BRIEF :: Print all of the lines exactly. Any picture among them stays out.

MATERIAL PROVIDED ::
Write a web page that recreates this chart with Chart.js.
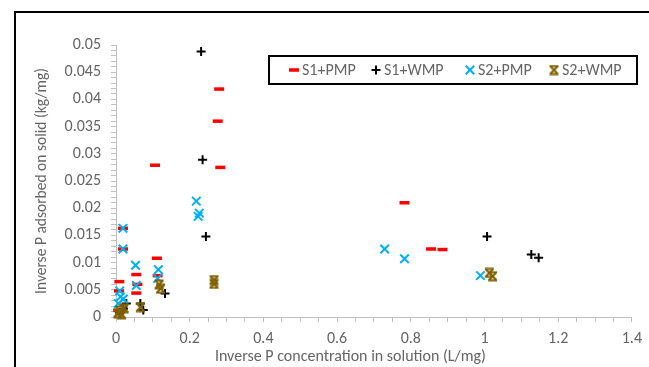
<!DOCTYPE html>
<html>
<head>
<meta charset="utf-8">
<script src="https://cdn.jsdelivr.net/npm/chart.js@4"></script>
<style>
	body { margin: 0; background: #fff; overflow: hidden; }
	#wrap { position: relative; width: 649px; height: 367px; overflow: hidden; }
	#frame { position: absolute; left: 14px; top: 11px; width: 700px; height: 400px; border-left: 2px solid #000; border-top: 2px solid #000; }
	#chart { position: absolute; left: 0; top: 0; }
</style>
</head>
<body>
<div id="wrap">
	<div id="frame"></div>
	<canvas id="chart" width="649" height="367"></canvas>
</div>
<script>
// series (x = 1/C, y = 1/q)
const seriesNames = ["S1+PMP", "S1+WMP", "S2+PMP", "S2+WMP"];

const s1pmpX = [0.280, 0.276, 0.283, 0.106, 0.783, 0.855, 0.886, 0.111, 0.113, 0.055, 0.058, 0.055, 0.009, 0.008, 0.019, 0.019, 0.006];
const s1pmpY = [0.0419, 0.0360, 0.0275, 0.0279, 0.0210, 0.0125, 0.0124, 0.0108, 0.0076, 0.0078, 0.0060, 0.0044, 0.0065, 0.0048, 0.0163, 0.0125, 0.0012];

const s1wmpX = [0.231, 0.235, 0.244, 1.007, 1.127, 1.147, 0.133, 0.066, 0.074, 0.028, 0.010, 0.020];
const s1wmpY = [0.0488, 0.0289, 0.0148, 0.0148, 0.0115, 0.0109, 0.0043, 0.0025, 0.0013, 0.0025, 0.0008, 0.0015];

const s2pmpX = [0.218, 0.226, 0.223, 0.729, 0.783, 0.989, 0.019, 0.019, 0.053, 0.055, 0.115, 0.113, 0.010, 0.012, 0.020, 0.006];
const s2pmpY = [0.0213, 0.0191, 0.0185, 0.0125, 0.0107, 0.0076, 0.0163, 0.0125, 0.0095, 0.0058, 0.0087, 0.0071, 0.0048, 0.0037, 0.0033, 0.0025];

const s2wmpX = [0.266, 0.266, 1.013, 1.022, 0.117, 0.121, 0.066, 0.010, 0.022, 0.005, 0.015];
const s2wmpY = [0.0068, 0.0061, 0.0081, 0.0075, 0.0060, 0.0052, 0.0018, 0.0012, 0.0016, 0.0007, 0.0005];

const xMajorTicks = [0, 0.2, 0.4, 0.6, 0.8, 1, 1.2, 1.4];
const yMajorTicks = [0, 0.005, 0.01, 0.015, 0.02, 0.025, 0.03, 0.035, 0.04, 0.045, 0.05];

const FONT = "Carlito, 'Liberation Sans', Arial, sans-serif";
const GREY_TEXT = "#656565";
const AXIS_GREY = "#BFBFBF";

function toPoints(xs, ys) {
	return xs.map((x, i) => ({ x: x, y: ys[i] }));
}

// excel-like "star" marker: an X with bars on top and bottom
function makeStarMarker(color) {
	const c = document.createElement("canvas");
	c.width = 11;
	c.height = 11;
	const g = c.getContext("2d");
	g.strokeStyle = color;
	g.lineWidth = 2;
	g.beginPath();
	g.moveTo(1, 1.5); g.lineTo(10, 1.5);
	g.moveTo(1, 9.5); g.lineTo(10, 9.5);
	g.moveTo(2, 2); g.lineTo(9, 9);
	g.moveTo(9, 2); g.lineTo(2, 9);
	g.stroke();
	return c;
}

function isMajor(value, list) {
	return list.some((t) => Math.abs(t - value) < 1e-9);
}

// boxed legend sitting inside the plot, drawn by hand
const boxLegend = {
	id: "boxLegend",
	afterDraw(chart) {
		const ctx = chart.ctx;
		ctx.save();
		ctx.fillStyle = "#fff";
		ctx.fillRect(269, 56, 368, 28);
		ctx.strokeStyle = "#000";
		ctx.lineWidth = 2;
		ctx.strokeRect(269, 56, 368, 28);

		const textX = [302, 384, 478, 562];
		ctx.font = "16px " + FONT;
		ctx.textBaseline = "middle";
		ctx.textAlign = "left";
		chart.data.datasets.forEach((ds, i) => {
			ctx.strokeStyle = ds.borderColor;
			ctx.fillStyle = ds.borderColor;
			ctx.lineWidth = ds.pointBorderWidth;
			Chart.helpers.drawPoint(ctx, {
				pointStyle: ds.pointStyle,
				rotation: 0,
				radius: ds.pointRadius,
				borderWidth: ds.pointBorderWidth
			}, textX[i] - 8, 70);
			ctx.fillStyle = GREY_TEXT;
			ctx.fillText(ds.label, textX[i], 70.5);
		});
		ctx.restore();
	}
};

const ctx = document.getElementById("chart").getContext("2d");
new Chart(ctx, {
	type: "scatter",
	data: {
		datasets: [
			{
				label: seriesNames[0],
				data: toPoints(s1pmpX, s1pmpY),
				pointStyle: "line",
				pointRadius: 5,
				pointBorderWidth: 3.5,
				borderColor: "#FF0000",
				backgroundColor: "#FF0000",
				order: 4,
				clip: false
			},
			{
				label: seriesNames[1],
				data: toPoints(s1wmpX, s1wmpY),
				pointStyle: "cross",
				pointRadius: 4.5,
				pointBorderWidth: 2,
				borderColor: "#000000",
				backgroundColor: "#000000",
				order: 3,
				clip: false
			},
			{
				label: seriesNames[2],
				data: toPoints(s2pmpX, s2pmpY),
				pointStyle: "crossRot",
				pointRadius: 6,
				pointBorderWidth: 2,
				borderColor: "#00B0F0",
				backgroundColor: "#00B0F0",
				order: 2,
				clip: false
			},
			{
				label: seriesNames[3],
				data: toPoints(s2wmpX, s2wmpY),
				pointStyle: makeStarMarker("#7F6000"),
				pointRadius: 5,
				pointBorderWidth: 2,
				borderColor: "#7F6000",
				backgroundColor: "#7F6000",
				order: 1,
				clip: false
			}
		]
	},
	options: {
		responsive: false,
		animation: false,
		devicePixelRatio: 1,
		layout: { padding: { left: 29, right: 17, top: 45, bottom: 0 } },
		plugins: {
			legend: { display: false },
			tooltip: { enabled: false }
		},
		scales: {
			x: {
				type: "linear",
				min: 0,
				max: 1.4,
				afterFit: (scale) => { scale.height = 50; },
				border: { display: true, color: AXIS_GREY, width: 1 },
				grid: { drawOnChartArea: false, drawTicks: true, tickLength: 5, color: AXIS_GREY },
				ticks: {
					stepSize: 0.05,
					autoSkip: false,
					maxRotation: 0,
					padding: 7,
					color: GREY_TEXT,
					font: { family: FONT, size: 16 },
					callback: (v) => isMajor(v, xMajorTicks) ? String(+v.toFixed(2)) : ""
				},
				title: {
					display: true,
					// trailing spaces pull the centred title left, like the original
					text: "Inverse P concentration in solution (L/mg)" + "\u00A0".repeat(13),
					color: GREY_TEXT,
					font: { family: FONT, size: 16 },
					padding: { top: 2, bottom: 0 }
				}
			},
			y: {
				type: "linear",
				min: 0,
				max: 0.05,
				afterFit: (scale) => { scale.width = 87; },
				border: { display: true, color: AXIS_GREY, width: 1 },
				grid: { drawOnChartArea: false, drawTicks: true, tickLength: 5, color: AXIS_GREY },
				ticks: {
					stepSize: 0.001,
					autoSkip: false,
					padding: 10,
					color: GREY_TEXT,
					font: { family: FONT, size: 16 },
					callback: (v) => isMajor(v, yMajorTicks) ? String(+v.toFixed(3)) : ""
				},
				title: {
					display: true,
					text: "Inverse P adsorbed on solid (kg/mg)",
					color: GREY_TEXT,
					font: { family: FONT, size: 15.5 },
					padding: 4
				}
			}
		}
	},
	plugins: [boxLegend]
});
</script>
</body>
</html>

WRITTEN SOLUTION ::
Write a web page that recreates this chart with Chart.js.
<!DOCTYPE html>
<html>
<head>
<meta charset="utf-8">
<script src="https://cdn.jsdelivr.net/npm/chart.js@4"></script>
<style>
	body { margin: 0; background: #fff; overflow: hidden; }
	#wrap { position: relative; width: 649px; height: 367px; overflow: hidden; }
	#frame { position: absolute; left: 14px; top: 11px; width: 700px; height: 400px; border-left: 2px solid #000; border-top: 2px solid #000; }
	#chart { position: absolute; left: 0; top: 0; }
</style>
</head>
<body>
<div id="wrap">
	<div id="frame"></div>
	<canvas id="chart" width="649" height="367"></canvas>
</div>
<script>
// series (x = 1/C, y = 1/q)
const seriesNames = ["S1+PMP", "S1+WMP", "S2+PMP", "S2+WMP"];

const s1pmpX = [0.280, 0.276, 0.283, 0.106, 0.783, 0.855, 0.886, 0.111, 0.113, 0.055, 0.058, 0.055, 0.009, 0.008, 0.019, 0.019, 0.006];
const s1pmpY = [0.0419, 0.0360, 0.0275, 0.0279, 0.0210, 0.0125, 0.0124, 0.0108, 0.0076, 0.0078, 0.0060, 0.0044, 0.0065, 0.0048, 0.0163, 0.0125, 0.0012];

const s1wmpX = [0.231, 0.235, 0.244, 1.007, 1.127, 1.147, 0.133, 0.066, 0.074, 0.028, 0.010, 0.020];
const s1wmpY = [0.0488, 0.0289, 0.0148, 0.0148, 0.0115, 0.0109, 0.0043, 0.0025, 0.0013, 0.0025, 0.0008, 0.0015];

const s2pmpX = [0.218, 0.226, 0.223, 0.729, 0.783, 0.989, 0.019, 0.019, 0.053, 0.055, 0.115, 0.113, 0.010, 0.012, 0.020, 0.006];
const s2pmpY = [0.0213, 0.0191, 0.0185, 0.0125, 0.0107, 0.0076, 0.0163, 0.0125, 0.0095, 0.0058, 0.0087, 0.0071, 0.0048, 0.0037, 0.0033, 0.0025];

const s2wmpX = [0.266, 0.266, 1.013, 1.022, 0.117, 0.121, 0.066, 0.010, 0.022, 0.005, 0.015];
const s2wmpY = [0.0068, 0.0061, 0.0081, 0.0075, 0.0060, 0.0052, 0.0018, 0.0012, 0.0016, 0.0007, 0.0005];

const xMajorTicks = [0, 0.2, 0.4, 0.6, 0.8, 1, 1.2, 1.4];
const yMajorTicks = [0, 0.005, 0.01, 0.015, 0.02, 0.025, 0.03, 0.035, 0.04, 0.045, 0.05];

const FONT = "Carlito, 'Liberation Sans', Arial, sans-serif";
const GREY_TEXT = "#656565";
const AXIS_GREY = "#BFBFBF";

function toPoints(xs, ys) {
	return xs.map((x, i) => ({ x: x, y: ys[i] }));
}

// excel-like "star" marker: an X with bars on top and bottom
function makeStarMarker(color) {
	const c = document.createElement("canvas");
	c.width = 11;
	c.height = 11;
	const g = c.getContext("2d");
	g.strokeStyle = color;
	g.lineWidth = 2;
	g.beginPath();
	g.moveTo(1, 1.5); g.lineTo(10, 1.5);
	g.moveTo(1, 9.5); g.lineTo(10, 9.5);
	g.moveTo(2, 2); g.lineTo(9, 9);
	g.moveTo(9, 2); g.lineTo(2, 9);
	g.stroke();
	return c;
}

function isMajor(value, list) {
	return list.some((t) => Math.abs(t - value) < 1e-9);
}

// boxed legend sitting inside the plot, drawn by hand
const boxLegend = {
	id: "boxLegend",
	afterDraw(chart) {
		const ctx = chart.ctx;
		ctx.save();
		ctx.fillStyle = "#fff";
		ctx.fillRect(269, 56, 368, 28);
		ctx.strokeStyle = "#000";
		ctx.lineWidth = 2;
		ctx.strokeRect(269, 56, 368, 28);

		const textX = [302, 384, 478, 562];
		ctx.font = "16px " + FONT;
		ctx.textBaseline = "middle";
		ctx.textAlign = "left";
		chart.data.datasets.forEach((ds, i) => {
			ctx.strokeStyle = ds.borderColor;
			ctx.fillStyle = ds.borderColor;
			ctx.lineWidth = ds.pointBorderWidth;
			Chart.helpers.drawPoint(ctx, {
				pointStyle: ds.pointStyle,
				rotation: 0,
				radius: ds.pointRadius,
				borderWidth: ds.pointBorderWidth
			}, textX[i] - 8, 70);
			ctx.fillStyle = GREY_TEXT;
			ctx.fillText(ds.label, textX[i], 70.5);
		});
		ctx.restore();
	}
};

const ctx = document.getElementById("chart").getContext("2d");
new Chart(ctx, {
	type: "scatter",
	data: {
		datasets: [
			{
				label: seriesNames[0],
				data: toPoints(s1pmpX, s1pmpY),
				pointStyle: "line",
				pointRadius: 5,
				pointBorderWidth: 3.5,
				borderColor: "#FF0000",
				backgroundColor: "#FF0000",
				order: 4,
				clip: false
			},
			{
				label: seriesNames[1],
				data: toPoints(s1wmpX, s1wmpY),
				pointStyle: "cross",
				pointRadius: 4.5,
				pointBorderWidth: 2,
				borderColor: "#000000",
				backgroundColor: "#000000",
				order: 3,
				clip: false
			},
			{
				label: seriesNames[2],
				data: toPoints(s2pmpX, s2pmpY),
				pointStyle: "crossRot",
				pointRadius: 6,
				pointBorderWidth: 2,
				borderColor: "#00B0F0",
				backgroundColor: "#00B0F0",
				order: 2,
				clip: false
			},
			{
				label: seriesNames[3],
				data: toPoints(s2wmpX, s2wmpY),
				pointStyle: makeStarMarker("#7F6000"),
				pointRadius: 5,
				pointBorderWidth: 2,
				borderColor: "#7F6000",
				backgroundColor: "#7F6000",
				order: 1,
				clip: false
			}
		]
	},
	options: {
		responsive: false,
		animation: false,
		devicePixelRatio: 1,
		layout: { padding: { left: 29, right: 17, top: 45, bottom: 0 } },
		plugins: {
			legend: { display: false },
			tooltip: { enabled: false }
		},
		scales: {
			x: {
				type: "linear",
				min: 0,
				max: 1.4,
				afterFit: (scale) => { scale.height = 50; },
				border: { display: true, color: AXIS_GREY, width: 1 },
				grid: { drawOnChartArea: false, drawTicks: true, tickLength: 5, color: AXIS_GREY },
				ticks: {
					stepSize: 0.05,
					autoSkip: false,
					maxRotation: 0,
					padding: 7,
					color: GREY_TEXT,
					font: { family: FONT, size: 16 },
					callback: (v) => isMajor(v, xMajorTicks) ? String(+v.toFixed(2)) : ""
				},
				title: {
					display: true,
					// trailing spaces pull the centred title left, like the original
					text: "Inverse P concentration in solution (L/mg)" + "\u00A0".repeat(13),
					color: GREY_TEXT,
					font: { family: FONT, size: 16 },
					padding: { top: 2, bottom: 0 }
				}
			},
			y: {
				type: "linear",
				min: 0,
				max: 0.05,
				afterFit: (scale) => { scale.width = 87; },
				border: { display: true, color: AXIS_GREY, width: 1 },
				grid: { drawOnChartArea: false, drawTicks: true, tickLength: 5, color: AXIS_GREY },
				ticks: {
					stepSize: 0.001,
					autoSkip: false,
					padding: 10,
					color: GREY_TEXT,
					font: { family: FONT, size: 16 },
					callback: (v) => isMajor(v, yMajorTicks) ? String(+v.toFixed(3)) : ""
				},
				title: {
					display: true,
					text: "Inverse P adsorbed on solid (kg/mg)",
					color: GREY_TEXT,
					font: { family: FONT, size: 15.5 },
					padding: 4
				}
			}
		}
	},
	plugins: [boxLegend]
});
</script>
</body>
</html>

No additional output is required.